For "only if", you assume that $\bar P(E|I)$ satisfies the four properties. In particular, it satisfies the third one with F=I.

3. Jul 1, 2014

### Mogarrr

OH....

So Property 3 asserts that: If $E \subseteq I$ and $F \subseteq I$, where P(F) is positive, then for any probability A, $\frac {A(E|I)}{A(F|I)} = \frac {P(E)}{P(F)}$?

BTW, the other property was this: If $E \subseteq I^C$ then P(E|I)=0.

4. Jul 2, 2014

### Staff: Mentor

Oh, I thought the RHS would have bars as well, they are hard to see.

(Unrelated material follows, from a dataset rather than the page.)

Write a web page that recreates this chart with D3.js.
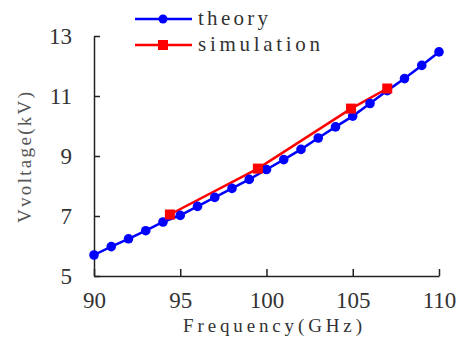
<!DOCTYPE html>
<html>
<head>
<meta charset="utf-8">
<script src="https://cdn.jsdelivr.net/npm/d3@7"></script>
<style>
  html, body { margin: 0; padding: 0; background: #fff; }
  svg { display: block; }
</style>
</head>
<body>
<svg id="chart" width="460" height="345"></svg>
<script>
// Theory curve: voltage vs frequency, one point per GHz
const theoryFreq = [90, 91, 92, 93, 94, 95, 96, 97, 98, 99, 100,
                    101, 102, 103, 104, 105, 106, 107, 108, 109, 110];
const theoryVolt = [5.70, 5.98, 6.24, 6.51, 6.80, 7.02, 7.32, 7.62, 7.92, 8.22, 8.55,
                    8.88, 9.22, 9.60, 9.97, 10.33, 10.75, 11.18, 11.58, 12.02, 12.47];

// Simulation results
const simFreq = [94.4, 99.5, 104.9, 107.0];
const simVolt = [7.05, 8.58, 10.58, 11.25];

const xTicks = [90, 95, 100, 105, 110];
const yTicks = [5, 7, 9, 11, 13];

const svg = d3.select("#chart");
const x = d3.scaleLinear().domain([90, 110]).range([94, 439]);
const y = d3.scaleLinear().domain([5, 13]).range([276, 36]);

const serif = "'Liberation Serif', 'DejaVu Serif', serif";
const textColor = "#333";

// X axis (ticks point inward)
const xAxis = svg.append("g").attr("transform", "translate(0,276)")
  .call(d3.axisBottom(x).tickValues(xTicks).tickSize(-7).tickSizeOuter(0));
xAxis.select(".domain").attr("stroke", "#222").attr("stroke-width", 1.5);
xAxis.selectAll(".tick line").attr("stroke", "#222").attr("stroke-width", 1.5);
xAxis.selectAll(".tick text")
  .attr("font-family", serif).attr("font-size", 23).attr("fill", textColor)
  .attr("y", 32).attr("dy", null);

// Y axis (ticks point inward)
const yAxis = svg.append("g").attr("transform", "translate(94,0)")
  .call(d3.axisLeft(y).tickValues(yTicks).tickSize(-6).tickSizeOuter(0).tickPadding(22));
yAxis.select(".domain").attr("stroke", "#222").attr("stroke-width", 1.5);
yAxis.selectAll(".tick line").attr("stroke", "#222").attr("stroke-width", 1.5);
yAxis.selectAll(".tick text")
  .attr("font-family", serif).attr("font-size", 23).attr("fill", textColor)
  .attr("dy", "0.34em");

// Axis titles
svg.append("text")
  .attr("x", 183).attr("y", 332)
  .attr("textLength", 179).attr("lengthAdjust", "spacing")
  .attr("font-family", serif).attr("font-size", 19).attr("fill", textColor)
  .text("Frequency(GHz)");

svg.append("text")
  .attr("transform", "translate(31,223) rotate(-90)")
  .attr("textLength", 131).attr("lengthAdjust", "spacing")
  .attr("font-family", serif).attr("font-size", 19).attr("fill", "#555")
  .text("Vvoltage(kV)");

const line = d3.line().x(d => x(d[0])).y(d => y(d[1]));
const theory = theoryFreq.map((f, i) => [f, theoryVolt[i]]);
const sim = simFreq.map((f, i) => [f, simVolt[i]]);

// Simulation series
svg.append("path").datum(sim)
  .attr("d", line).attr("fill", "none")
  .attr("stroke", "#ff0000").attr("stroke-width", 2.5);

// Theory series
svg.append("path").datum(theory)
  .attr("d", line).attr("fill", "none")
  .attr("stroke", "#0000ff").attr("stroke-width", 2.5);
svg.append("g").selectAll("circle").data(theory).join("circle")
  .attr("cx", d => x(d[0])).attr("cy", d => y(d[1])).attr("r", 4.8)
  .attr("fill", "#0000ff");

svg.append("g").selectAll("rect").data(sim).join("rect")
  .attr("x", d => x(d[0]) - 5).attr("y", d => y(d[1]) - 5)
  .attr("width", 10).attr("height", 10)
  .attr("fill", "#ff0000");

// Legend
const legend = svg.append("g");
legend.append("line").attr("x1", 135).attr("x2", 192).attr("y1", 19).attr("y2", 19)
  .attr("stroke", "#0000ff").attr("stroke-width", 2.5);
legend.append("circle").attr("cx", 163).attr("cy", 19).attr("r", 4.5).attr("fill", "#0000ff");
legend.append("text").attr("x", 198).attr("y", 25)
  .attr("textLength", 70).attr("lengthAdjust", "spacing")
  .attr("font-family", serif).attr("font-size", 21).attr("fill", textColor)
  .text("theory");

legend.append("line").attr("x1", 135).attr("x2", 192).attr("y1", 45).attr("y2", 45)
  .attr("stroke", "#ff0000").attr("stroke-width", 2.5);
legend.append("rect").attr("x", 158).attr("y", 40).attr("width", 10).attr("height", 10)
  .attr("fill", "#ff0000");
legend.append("text").attr("x", 198).attr("y", 51)
  .attr("textLength", 122).attr("lengthAdjust", "spacing")
  .attr("font-family", serif).attr("font-size", 21).attr("fill", textColor)
  .text("simulation");
</script>
</body>
</html>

Maybe a typo there and it should be $\bar P$.

5. Jul 3, 2014

### Mogarrr

Yes, I agree, but...

If $\frac {\bar{P}(E|I)}{\bar{P}(I|I)} = \frac {\bar{P}(E)}{\bar{P}(I)}$, then there is no contradiction.

So I'm looking for a justification for the statement *.

I'm fairly certain that I quoted the author correctly, but if there is doubt, you can always visit statlect.com. The notes on Conditional probability are in the Fundamentals of probability theory section.

Last edited: Jul 3, 2014
6. Jul 9, 2014

### scinoob

I think the notation for probabilities and conditional probabilities is not the same and therefore there is no typo.